### INSTRUCTION:
Reproduce exactly the lines below from the one containing "Emit a Python" through the one containing "5.05, 4.82, 5.02, 5.63, 4.90]", including both, and nothing else.

### INFORMATION SUPPLIED:
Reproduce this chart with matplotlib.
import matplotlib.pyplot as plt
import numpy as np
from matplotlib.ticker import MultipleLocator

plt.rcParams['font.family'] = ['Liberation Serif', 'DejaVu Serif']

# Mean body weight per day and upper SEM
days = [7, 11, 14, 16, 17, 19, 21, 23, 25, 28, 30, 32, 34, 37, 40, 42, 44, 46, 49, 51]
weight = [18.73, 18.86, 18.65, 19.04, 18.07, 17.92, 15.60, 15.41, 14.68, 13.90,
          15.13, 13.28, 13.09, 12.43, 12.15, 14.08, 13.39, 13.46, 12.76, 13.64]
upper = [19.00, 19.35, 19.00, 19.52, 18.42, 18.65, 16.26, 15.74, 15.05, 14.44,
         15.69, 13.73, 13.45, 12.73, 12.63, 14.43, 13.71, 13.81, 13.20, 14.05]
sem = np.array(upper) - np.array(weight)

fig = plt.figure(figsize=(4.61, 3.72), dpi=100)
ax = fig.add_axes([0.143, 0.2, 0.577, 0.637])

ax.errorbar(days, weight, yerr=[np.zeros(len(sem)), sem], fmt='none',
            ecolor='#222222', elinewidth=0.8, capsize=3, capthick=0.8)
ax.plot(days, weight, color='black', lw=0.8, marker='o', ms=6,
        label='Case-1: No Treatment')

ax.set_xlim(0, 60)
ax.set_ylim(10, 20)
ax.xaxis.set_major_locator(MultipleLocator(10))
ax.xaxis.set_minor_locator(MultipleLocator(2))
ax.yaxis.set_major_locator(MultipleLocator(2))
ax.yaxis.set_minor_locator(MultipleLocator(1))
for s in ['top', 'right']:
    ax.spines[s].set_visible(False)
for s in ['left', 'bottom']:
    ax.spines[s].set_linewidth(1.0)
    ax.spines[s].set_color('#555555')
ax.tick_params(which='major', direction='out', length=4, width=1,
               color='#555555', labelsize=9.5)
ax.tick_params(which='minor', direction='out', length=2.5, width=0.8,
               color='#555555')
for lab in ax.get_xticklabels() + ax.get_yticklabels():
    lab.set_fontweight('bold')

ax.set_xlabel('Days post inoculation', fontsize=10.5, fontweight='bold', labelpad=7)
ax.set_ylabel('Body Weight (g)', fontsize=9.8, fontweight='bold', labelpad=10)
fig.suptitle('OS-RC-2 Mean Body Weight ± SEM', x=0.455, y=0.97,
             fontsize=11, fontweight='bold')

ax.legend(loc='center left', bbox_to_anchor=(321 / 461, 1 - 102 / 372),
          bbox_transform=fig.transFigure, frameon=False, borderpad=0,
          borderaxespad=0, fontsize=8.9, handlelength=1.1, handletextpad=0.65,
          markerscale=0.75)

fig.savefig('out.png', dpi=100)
* * *
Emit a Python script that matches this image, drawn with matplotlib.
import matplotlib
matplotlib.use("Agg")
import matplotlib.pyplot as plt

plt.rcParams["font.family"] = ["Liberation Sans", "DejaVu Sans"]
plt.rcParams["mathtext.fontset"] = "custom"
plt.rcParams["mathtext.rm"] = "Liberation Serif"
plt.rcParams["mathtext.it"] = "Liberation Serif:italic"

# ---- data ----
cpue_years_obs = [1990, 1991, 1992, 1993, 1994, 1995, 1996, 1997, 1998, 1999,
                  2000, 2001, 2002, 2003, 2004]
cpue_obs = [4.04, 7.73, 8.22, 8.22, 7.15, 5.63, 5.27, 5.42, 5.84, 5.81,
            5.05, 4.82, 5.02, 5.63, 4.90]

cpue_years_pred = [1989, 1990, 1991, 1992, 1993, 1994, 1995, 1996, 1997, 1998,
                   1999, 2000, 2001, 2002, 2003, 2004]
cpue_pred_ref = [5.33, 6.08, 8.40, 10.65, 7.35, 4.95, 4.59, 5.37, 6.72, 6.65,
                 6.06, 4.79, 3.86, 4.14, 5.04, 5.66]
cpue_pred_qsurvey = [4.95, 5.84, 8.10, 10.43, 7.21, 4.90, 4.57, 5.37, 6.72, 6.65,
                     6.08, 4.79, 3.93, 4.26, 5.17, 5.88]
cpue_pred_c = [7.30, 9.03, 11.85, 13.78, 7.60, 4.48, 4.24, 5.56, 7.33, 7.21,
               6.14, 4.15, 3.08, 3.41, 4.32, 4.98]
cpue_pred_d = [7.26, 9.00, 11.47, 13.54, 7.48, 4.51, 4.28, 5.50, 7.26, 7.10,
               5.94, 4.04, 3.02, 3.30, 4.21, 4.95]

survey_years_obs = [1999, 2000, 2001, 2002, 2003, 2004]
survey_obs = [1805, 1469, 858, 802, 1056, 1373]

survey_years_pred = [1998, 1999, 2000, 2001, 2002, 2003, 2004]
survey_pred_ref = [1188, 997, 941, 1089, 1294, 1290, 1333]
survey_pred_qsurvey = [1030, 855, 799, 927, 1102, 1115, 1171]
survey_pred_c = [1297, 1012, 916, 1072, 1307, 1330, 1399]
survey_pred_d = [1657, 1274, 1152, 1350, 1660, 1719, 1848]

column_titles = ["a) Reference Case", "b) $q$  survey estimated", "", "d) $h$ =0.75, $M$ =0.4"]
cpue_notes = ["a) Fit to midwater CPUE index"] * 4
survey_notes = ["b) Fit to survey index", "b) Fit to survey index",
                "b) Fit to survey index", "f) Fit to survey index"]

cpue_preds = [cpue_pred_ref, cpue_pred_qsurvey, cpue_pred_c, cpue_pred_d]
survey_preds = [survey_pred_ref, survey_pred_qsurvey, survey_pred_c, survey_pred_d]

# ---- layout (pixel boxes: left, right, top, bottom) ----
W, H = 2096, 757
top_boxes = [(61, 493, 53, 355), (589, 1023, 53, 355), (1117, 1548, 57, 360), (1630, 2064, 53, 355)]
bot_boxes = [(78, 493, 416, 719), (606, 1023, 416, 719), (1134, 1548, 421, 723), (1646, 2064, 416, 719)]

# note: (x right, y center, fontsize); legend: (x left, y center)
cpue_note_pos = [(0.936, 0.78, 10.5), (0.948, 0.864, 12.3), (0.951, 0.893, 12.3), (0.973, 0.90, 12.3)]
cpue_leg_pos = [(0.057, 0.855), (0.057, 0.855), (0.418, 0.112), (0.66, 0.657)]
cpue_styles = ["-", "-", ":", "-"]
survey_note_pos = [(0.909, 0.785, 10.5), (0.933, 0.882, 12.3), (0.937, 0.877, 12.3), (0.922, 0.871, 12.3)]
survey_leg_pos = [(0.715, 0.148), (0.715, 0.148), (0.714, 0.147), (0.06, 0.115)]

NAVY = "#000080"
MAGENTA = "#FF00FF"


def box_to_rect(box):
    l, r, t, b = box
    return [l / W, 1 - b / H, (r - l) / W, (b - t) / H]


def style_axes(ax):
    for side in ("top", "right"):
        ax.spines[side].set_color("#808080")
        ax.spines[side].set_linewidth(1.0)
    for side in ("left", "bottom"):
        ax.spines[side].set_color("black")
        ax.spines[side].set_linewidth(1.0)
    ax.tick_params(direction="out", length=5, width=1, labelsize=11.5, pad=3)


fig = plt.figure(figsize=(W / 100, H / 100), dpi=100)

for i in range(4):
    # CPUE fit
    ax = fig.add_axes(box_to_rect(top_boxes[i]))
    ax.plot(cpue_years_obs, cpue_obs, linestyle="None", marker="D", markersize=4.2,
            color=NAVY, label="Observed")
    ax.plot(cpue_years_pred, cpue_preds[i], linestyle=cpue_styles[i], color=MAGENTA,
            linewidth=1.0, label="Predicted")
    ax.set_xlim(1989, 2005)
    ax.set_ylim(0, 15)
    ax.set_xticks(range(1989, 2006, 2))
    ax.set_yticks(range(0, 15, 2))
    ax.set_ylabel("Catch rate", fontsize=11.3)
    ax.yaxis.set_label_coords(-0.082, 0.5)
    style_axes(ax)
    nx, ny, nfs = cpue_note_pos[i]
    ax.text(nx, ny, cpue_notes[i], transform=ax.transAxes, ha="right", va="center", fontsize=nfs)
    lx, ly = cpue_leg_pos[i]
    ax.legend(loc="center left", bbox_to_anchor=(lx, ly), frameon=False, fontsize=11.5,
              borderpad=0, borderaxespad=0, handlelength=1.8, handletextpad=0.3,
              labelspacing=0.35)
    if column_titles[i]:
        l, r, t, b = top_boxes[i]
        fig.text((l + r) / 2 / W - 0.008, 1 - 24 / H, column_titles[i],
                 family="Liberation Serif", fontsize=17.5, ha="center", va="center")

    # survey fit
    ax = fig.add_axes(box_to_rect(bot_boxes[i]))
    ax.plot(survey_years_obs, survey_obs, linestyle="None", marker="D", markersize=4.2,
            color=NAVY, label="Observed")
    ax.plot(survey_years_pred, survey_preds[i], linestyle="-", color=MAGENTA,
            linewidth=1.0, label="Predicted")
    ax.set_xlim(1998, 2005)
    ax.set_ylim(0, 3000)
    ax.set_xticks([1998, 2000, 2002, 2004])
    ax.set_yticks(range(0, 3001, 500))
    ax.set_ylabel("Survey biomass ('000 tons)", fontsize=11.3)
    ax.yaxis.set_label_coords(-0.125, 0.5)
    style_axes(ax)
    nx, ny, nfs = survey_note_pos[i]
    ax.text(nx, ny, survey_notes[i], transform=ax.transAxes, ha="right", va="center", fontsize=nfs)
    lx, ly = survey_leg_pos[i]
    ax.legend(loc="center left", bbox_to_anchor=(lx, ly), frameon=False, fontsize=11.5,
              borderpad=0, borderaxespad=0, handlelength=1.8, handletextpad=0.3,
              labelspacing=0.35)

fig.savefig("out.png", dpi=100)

### EXERCISE SOLUTION:
Emit a Python script that matches this image, drawn with matplotlib.
import matplotlib
matplotlib.use("Agg")
import matplotlib.pyplot as plt

plt.rcParams["font.family"] = ["Liberation Sans", "DejaVu Sans"]
plt.rcParams["mathtext.fontset"] = "custom"
plt.rcParams["mathtext.rm"] = "Liberation Serif"
plt.rcParams["mathtext.it"] = "Liberation Serif:italic"

# ---- data ----
cpue_years_obs = [1990, 1991, 1992, 1993, 1994, 1995, 1996, 1997, 1998, 1999,
                  2000, 2001, 2002, 2003, 2004]
cpue_obs = [4.04, 7.73, 8.22, 8.22, 7.15, 5.63, 5.27, 5.42, 5.84, 5.81,
            5.05, 4.82, 5.02, 5.63, 4.90]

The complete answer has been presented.